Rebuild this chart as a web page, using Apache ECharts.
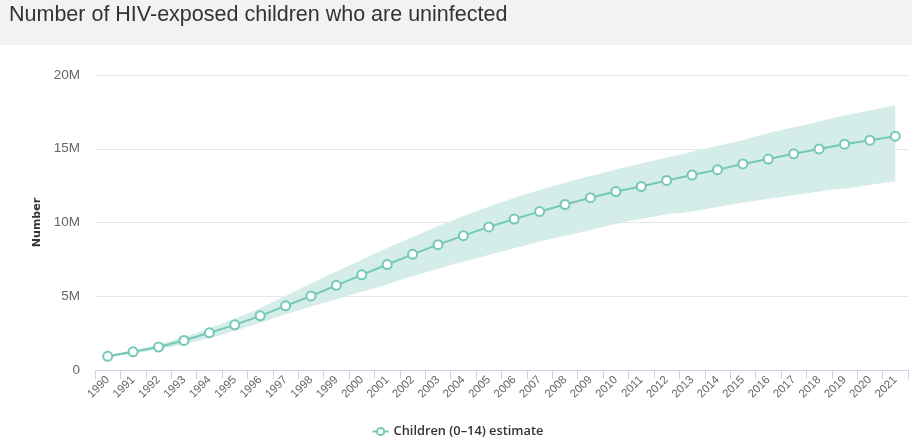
<!DOCTYPE html>
<html>
<head>
<meta charset="utf-8">
<script src="https://cdn.jsdelivr.net/npm/echarts@6/dist/echarts.min.js"></script>
<style>
html,body{margin:0;padding:0;background:#fff;}
#chart{width:915px;height:445px;}
</style>
</head>
<body>
<div id="chart"></div>
<script>
const years = ['1990','1991','1992','1993','1994','1995','1996','1997','1998','1999','2000','2001','2002','2003','2004','2005','2006','2007','2008','2009','2010','2011','2012','2013','2014','2015','2016','2017','2018','2019','2020','2021'];
const estimate = [0.93,1.23,1.56,2.0,2.52,3.06,3.67,4.35,5.02,5.74,6.45,7.15,7.84,8.5,9.11,9.7,10.23,10.74,11.22,11.68,12.1,12.44,12.85,13.22,13.58,13.97,14.3,14.66,14.99,15.31,15.58,15.85].map(v => v * 1e6);
const upper = [1.0,1.34,1.74,2.25,2.82,3.47,4.2,5.03,5.86,6.68,7.48,8.27,9.02,9.75,10.43,11.07,11.66,12.2,12.7,13.15,13.6,14.0,14.4,14.8,15.2,15.6,16.05,16.45,16.85,17.25,17.6,17.95].map(v => v * 1e6);
const lower = [0.84,1.1,1.4,1.75,2.17,2.66,3.2,3.76,4.3,4.8,5.3,5.8,6.35,6.85,7.35,7.8,8.25,8.7,9.1,9.5,9.9,10.25,10.55,10.75,11.05,11.35,11.6,11.85,12.1,12.3,12.55,12.8].map(v => v * 1e6);
const yTicks = [0, 5e6, 10e6, 15e6, 20e6];
const seriesName = 'Children (0–14) estimate';
const titleText = 'Number of HIV-exposed children who are uninfected';

const lineColor = '#74c8b7';
const chart = echarts.init(document.getElementById('chart'));
chart.setOption({
  animation: false,
  graphic: [{
    type: 'rect', left: 0, top: 0, z: -10,
    shape: { width: 912, height: 45 },
    style: { fill: '#f2f2f2' }
  }],
  title: {
    text: titleText, left: 9, top: 4, padding: 0,
    textStyle: { fontFamily: 'Liberation Sans, Arial, sans-serif', fontSize: 21.5, fontWeight: 'normal', color: '#333' }
  },
  legend: {
    data: [seriesName], bottom: 2, left: 'center',
    itemWidth: 16, itemHeight: 9, itemGap: 5,
    textStyle: { fontFamily: 'Open Sans, sans-serif', fontSize: 12.8, fontWeight: 600, color: '#333' }
  },
  grid: { left: 95, right: 7, top: 75, bottom: 75, containLabel: false },
  xAxis: {
    type: 'category', data: years, boundaryGap: true,
    axisLine: { lineStyle: { color: '#ccd6eb', width: 1 } },
    axisTick: { show: true, length: 9, alignWithLabel: false, lineStyle: { color: '#ccd6eb' } },
    axisLabel: { rotate: 45, interval: 0, fontFamily: 'Liberation Sans, Arial, sans-serif', fontSize: 11.5, color: '#666', margin: 8 },
    splitLine: { show: false }
  },
  yAxis: {
    type: 'value', min: 0, max: 20e6, interval: 5e6,
    name: 'Number', nameLocation: 'middle', nameGap: 47, nameRotate: 90,
    nameTextStyle: { fontFamily: 'DejaVu Sans, sans-serif', fontSize: 11, fontWeight: 'bold', color: '#333' },
    axisLine: { show: false }, axisTick: { show: false },
    axisLabel: {
      fontFamily: 'Liberation Sans, Arial, sans-serif', fontSize: 13.5, color: '#666', margin: 15,
      formatter: v => v === 0 ? '0' : (v / 1e6) + 'M'
    },
    splitLine: { lineStyle: { color: '#e6e6e6', width: 1 } }
  },
  series: [
    {
      name: 'lower', type: 'line', data: lower, stack: 'band', smooth: true,
      symbol: 'none', lineStyle: { opacity: 0 }, silent: true, z: 1
    },
    {
      name: 'band', type: 'line', data: upper.map((u, i) => u - lower[i]), stack: 'band', smooth: true,
      symbol: 'none', lineStyle: { opacity: 0 }, areaStyle: { color: '#d5ede8', opacity: 1 }, silent: true, z: 1
    },
    {
      name: seriesName, type: 'line', data: estimate, z: 5,
      symbol: 'circle', symbolSize: 9,
      itemStyle: { color: '#ffffff', borderColor: lineColor, borderWidth: 2 },
      lineStyle: { color: lineColor, width: 2 }
    }
  ]
});
</script>
</body>
</html>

————

Write out exactly the opening lines of the data, stopping after the line that holds "const titleText = 'Number". Exclude pictures.

● TASK ANSWER:
Rebuild this chart as a web page, using Apache ECharts.
<!DOCTYPE html>
<html>
<head>
<meta charset="utf-8">
<script src="https://cdn.jsdelivr.net/npm/echarts@6/dist/echarts.min.js"></script>
<style>
html,body{margin:0;padding:0;background:#fff;}
#chart{width:915px;height:445px;}
</style>
</head>
<body>
<div id="chart"></div>
<script>
const years = ['1990','1991','1992','1993','1994','1995','1996','1997','1998','1999','2000','2001','2002','2003','2004','2005','2006','2007','2008','2009','2010','2011','2012','2013','2014','2015','2016','2017','2018','2019','2020','2021'];
const estimate = [0.93,1.23,1.56,2.0,2.52,3.06,3.67,4.35,5.02,5.74,6.45,7.15,7.84,8.5,9.11,9.7,10.23,10.74,11.22,11.68,12.1,12.44,12.85,13.22,13.58,13.97,14.3,14.66,14.99,15.31,15.58,15.85].map(v => v * 1e6);
const upper = [1.0,1.34,1.74,2.25,2.82,3.47,4.2,5.03,5.86,6.68,7.48,8.27,9.02,9.75,10.43,11.07,11.66,12.2,12.7,13.15,13.6,14.0,14.4,14.8,15.2,15.6,16.05,16.45,16.85,17.25,17.6,17.95].map(v => v * 1e6);
const lower = [0.84,1.1,1.4,1.75,2.17,2.66,3.2,3.76,4.3,4.8,5.3,5.8,6.35,6.85,7.35,7.8,8.25,8.7,9.1,9.5,9.9,10.25,10.55,10.75,11.05,11.35,11.6,11.85,12.1,12.3,12.55,12.8].map(v => v * 1e6);
const yTicks = [0, 5e6, 10e6, 15e6, 20e6];
const seriesName = 'Children (0–14) estimate';
const titleText = 'Number of HIV-exposed children who are uninfected';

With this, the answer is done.